The dancers are enthusiastic but not as good as those at SeaWorld, and this show has the smallest cast by far, no doubt because the stage is tiny. The fire dancers are definitely not as talented as at the other shows, though they try hard. The band leader functions largely as the MC and there is no story at all – just singing, dancing and throwing flaming sticks around. The costumes are the least authentic of any of the shows and the dances are not particularly authentic, either.
There is a great deal more audience participation at the Universal luau than at either of the other shows. Mary was of the opinion that they were trying their darndest to get every last audience member up on stage at one point or another. Kids were present, though in a minority compared to Disney, and they were included in the on-stage festivities.
After another two hours, we were finally done and went back to the hotel, where large quantities of spirits were consumed.
We attended three different luaus in four days, something we sincerely and pointedly don’t recommend doing. I wish we could say we had fun but we didn’t. Then again, the dinner shows aren’t aimed at our demographic. They are aimed mainly at families with children who are looking for completely wholesome entertainment. On that measure they deliver.
Overall, we have one clear loser and split winners. First, the winners. The SeaWorld luau has by far the best entertainment of the three shows. Mary thinks the entertainers at SeaWorld are the most authentic we saw. They certainly are the most enthusiastic. The food at this luau is passable: not great, but unless you’re really, really picky, everyone in the family should find enough to eat and enjoy.
On the other hand, the Royal Pacific luau at Universal has by far the best food we encountered among all the luaus. It might not be authentic, but it is quite good in most cases and pretty adventurous in a couple of items. I might caution families with very picky eaters on this luau, but I think most can find enough to satisfy them, and everyone will probably like the desserts. The entertainment is all right, though not as good as the SeaWorld version.

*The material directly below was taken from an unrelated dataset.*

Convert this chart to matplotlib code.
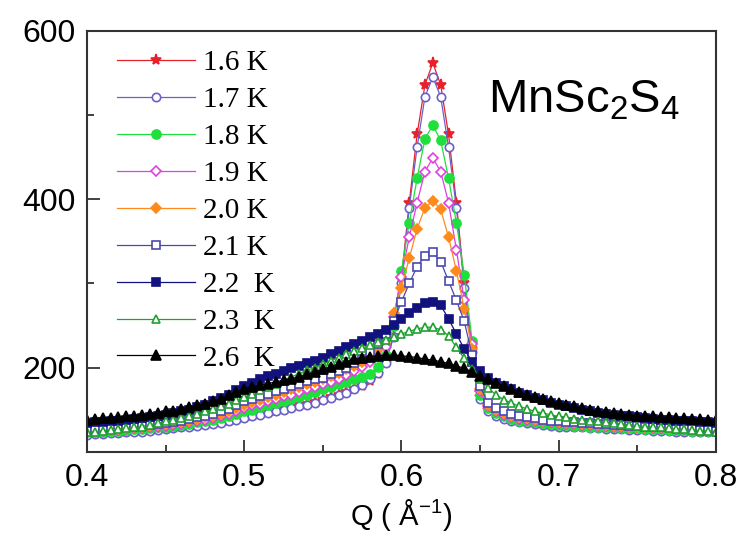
import numpy as np
import matplotlib
matplotlib.use('Agg')
import matplotlib.pyplot as plt
from matplotlib.ticker import MultipleLocator

plt.rcParams['font.family'] = ['Liberation Sans', 'DejaVu Sans']

# Q grid of the scan (A^-1), 0.005 steps
q = np.round(np.arange(0.400, 0.8001, 0.005), 3)

labels = ['1.6 K', '1.7 K', '1.8 K', '1.9 K', '2.0 K', '2.1 K', '2.2  K', '2.3  K', '2.6  K']

t16 = [121, 122, 122, 123, 123, 124, 125, 125, 126, 127,
       128, 129, 130, 131, 132, 133, 134, 136, 137, 139,
       141, 143, 145, 147, 149, 151, 153, 155, 157, 159,
       162, 165, 168, 171, 174, 178, 184, 192, 206, 238,
       305, 396, 477, 536, 562, 536, 477, 396, 300, 222,
       165, 150, 144, 140, 138, 136, 135, 134, 133, 132,
       131, 131, 130, 130, 129, 129, 128, 128, 128, 127,
       127, 127, 126, 126, 126, 125, 125, 125, 124, 124, 124]
t17 = [120, 121, 121, 122, 122, 123, 124, 124, 125, 126,
       127, 128, 129, 130, 131, 132, 133, 134, 136, 138,
       140, 142, 144, 146, 148, 150, 152, 154, 156, 158,
       161, 164, 167, 170, 174, 179, 186, 194, 206, 236,
       300, 390, 462, 522, 545, 522, 462, 390, 295, 218,
       163, 149, 143, 139, 137, 135, 134, 133, 132, 131,
       130, 130, 129, 129, 128, 128, 127, 127, 127, 126,
       126, 126, 125, 125, 125, 124, 124, 124, 123, 123, 123]
t18 = [123, 124, 124, 125, 125, 126, 127, 127, 128, 129,
       130, 131, 132, 133, 135, 136, 138, 140, 142, 145,
       148, 150, 153, 155, 158, 160, 163, 165, 168, 171,
       174, 177, 180, 183, 186, 189, 193, 201, 215, 250,
       315, 372, 425, 472, 488, 470, 425, 372, 310, 232,
       168, 152, 146, 142, 139, 137, 136, 135, 134, 133,
       132, 132, 131, 131, 130, 130, 129, 129, 128, 128,
       128, 127, 127, 127, 126, 126, 126, 125, 125, 125, 125]
t19 = [124, 125, 125, 126, 126, 127, 128, 128, 129, 130,
       131, 132, 133, 135, 136, 138, 140, 142, 145, 148,
       152, 155, 157, 160, 163, 166, 168, 171, 174, 177,
       180, 183, 187, 191, 196, 201, 207, 214, 225, 260,
       308, 355, 396, 433, 449, 433, 396, 340, 280, 228,
       172, 154, 148, 144, 141, 139, 138, 137, 136, 135,
       134, 133, 133, 132, 132, 131, 131, 130, 130, 129,
       129, 129, 128, 128, 128, 127, 127, 127, 126, 126, 126]
t20 = [125, 126, 126, 127, 127, 128, 129, 130, 131, 132,
       133, 134, 135, 137, 139, 141, 143, 145, 148, 152,
       156, 159, 162, 165, 168, 171, 174, 177, 180, 183,
       186, 190, 194, 198, 202, 207, 213, 222, 238, 265,
       295, 330, 365, 390, 398, 388, 355, 315, 270, 222,
       175, 156, 150, 146, 143, 141, 140, 138, 137, 136,
       135, 134, 134, 133, 133, 132, 132, 131, 131, 130,
       130, 130, 129, 129, 128, 128, 128, 127, 127, 127, 126]
t21 = [126, 127, 127, 128, 128, 129, 130, 131, 132, 133,
       134, 135, 137, 139, 141, 143, 145, 148, 151, 155,
       160, 163, 166, 169, 172, 175, 178, 181, 184, 186,
       188, 192, 196, 200, 205, 210, 218, 228, 240, 255,
       278, 300, 320, 333, 337, 326, 303, 280, 255, 215,
       178, 158, 152, 148, 145, 143, 141, 140, 138, 137,
       136, 135, 135, 134, 134, 133, 133, 132, 132, 131,
       131, 130, 130, 130, 129, 129, 128, 128, 128, 127, 127]
t22 = [134, 135, 135, 136, 137, 138, 139, 140, 141, 142,
       144, 146, 148, 150, 153, 156, 160, 164, 168, 173,
       178, 182, 186, 190, 193, 196, 199, 202, 205, 208,
       212, 216, 220, 224, 228, 232, 236, 240, 245, 251,
       258, 265, 271, 277, 278, 274, 258, 240, 222, 207,
       196, 188, 182, 178, 174, 170, 167, 164, 161, 158,
       156, 154, 152, 150, 148, 146, 145, 144, 143, 142,
       141, 140, 139, 138, 138, 137, 136, 136, 135, 135, 134]
t23 = [123, 124, 125, 126, 127, 128, 129, 130, 132, 134,
       136, 138, 140, 142, 145, 148, 151, 154, 157, 161,
       165, 169, 173, 177, 181, 185, 189, 193, 197, 200,
       204, 208, 212, 216, 220, 223, 227, 230, 233, 236,
       240, 243, 246, 248, 248, 245, 238, 224, 211, 198,
       186, 176, 168, 162, 158, 154, 151, 148, 146, 144,
       142, 141, 139, 138, 137, 136, 135, 134, 133, 132,
       131, 130, 129, 129, 128, 127, 127, 126, 125, 125, 124]
t26 = [138, 139, 140, 140, 141, 142, 143, 144, 145, 146,
       148, 149, 151, 153, 155, 157, 160, 163, 167, 171,
       175, 177, 179, 181, 183, 185, 187, 189, 192, 195,
       198, 201, 204, 207, 210, 212, 213, 214, 215, 215,
       214, 213, 212, 210, 209, 207, 205, 202, 199, 195,
       190, 186, 182, 178, 175, 171, 168, 165, 163, 160,
       158, 156, 154, 152, 150, 148, 147, 146, 145, 144,
       143, 143, 142, 141, 141, 140, 140, 139, 139, 138, 138]

series = [t16, t17, t18, t19, t20, t21, t22, t23, t26]
colors = ['#e8202a', '#6a60c8', '#1ee03c', '#e040e0', '#ff8a1c',
          '#4a48b0', '#12127e', '#20a030', '#000000']
markers = ['*', 'o', 'o', 'D', 'D', 's', 's', '^', '^']
filled = [True, False, True, False, True, False, True, False, True]
msizes = [8, 6, 6.5, 5.5, 5.5, 5.5, 5.5, 6, 6.5]

fig = plt.figure(figsize=(7.44, 5.43), dpi=100)
ax = fig.add_axes([0.117, 0.168, 0.845, 0.775])

for y, lab, c, m, f, ms in zip(series, labels, colors, markers, filled, msizes):
    ax.plot(q, y, color=c, lw=0.9, marker=m, ms=ms,
            mfc=c if f else 'white', mec=c, mew=1.2, label=lab)

ax.set_xlim(0.4, 0.8)
ax.set_ylim(100, 600)
ax.xaxis.set_major_locator(MultipleLocator(0.1))
ax.xaxis.set_minor_locator(MultipleLocator(0.05))
ax.yaxis.set_major_locator(MultipleLocator(200))
ax.yaxis.set_minor_locator(MultipleLocator(100))
ax.tick_params(which='both', direction='in', top=False, right=False,
               labelsize=23, width=1.3, color='#333333')
ax.tick_params(which='major', length=9, pad=8)
ax.tick_params(which='minor', length=5)
for s in ax.spines.values():
    s.set_linewidth(1.5)
    s.set_color('#333333')

ax.set_xlabel('Q ( Å$\\mathregular{^{-1}}$)', fontsize=21, labelpad=3)

ax.text(0.79, 0.835, '$\\mathregular{MnSc_2S_4}$', transform=ax.transAxes,
        fontsize=34, ha='center', va='center')

ax.legend(loc='upper left', bbox_to_anchor=(0.048, 0.955), frameon=False,
          prop={'family': 'Liberation Serif', 'size': 21},
          handlelength=2.67, handletextpad=0.28, labelspacing=0.36,
          borderaxespad=0, borderpad=0, numpoints=1)

fig.savefig('out.png', dpi=100)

Finally there’s one clear loser and that’s Disney. It is by far the biggest of the venues, with seating for approximately 500, while the next largest at Universal can accommodate around 200. The food is nothing to get excited about and significantly less appealing than the offerings at the other venues. The major disappointment is the live show. Frankly, it isn’t very good. The hokey plotlines are silly and distracting and don’t entertain anyone, from what we saw. The dancing and singing are barely adequate and the cast is by far the least motivated. Some are basically going through the motions and not putting any effort into their performances.
When you consider that the Disney luau is the most expensive of the three offered, you really have to question whether you are getting your money’s worth. We don’t believe you are. For the best show and best buy overall we’d recommend the SeaWorld luau, which is the least expensive and has the best entertainment with okay food. The Universal luau has by far the best food, but a mediocre show and a fairly high price, with no discounts apparently available.
The Universal show is only offered twice a week (three times a week in the summer) versus five days a week (two shows a night) for Disney and every night for SeaWorld.
If you have to attend a luau to round out your Orlando vacation experience, try either SeaWorld or Universal. If you want to stay on Disney property, go to the Hoop-Dee-Doo Revue at Fort Wilderness. It’s a much more entertaining affair and the food is better.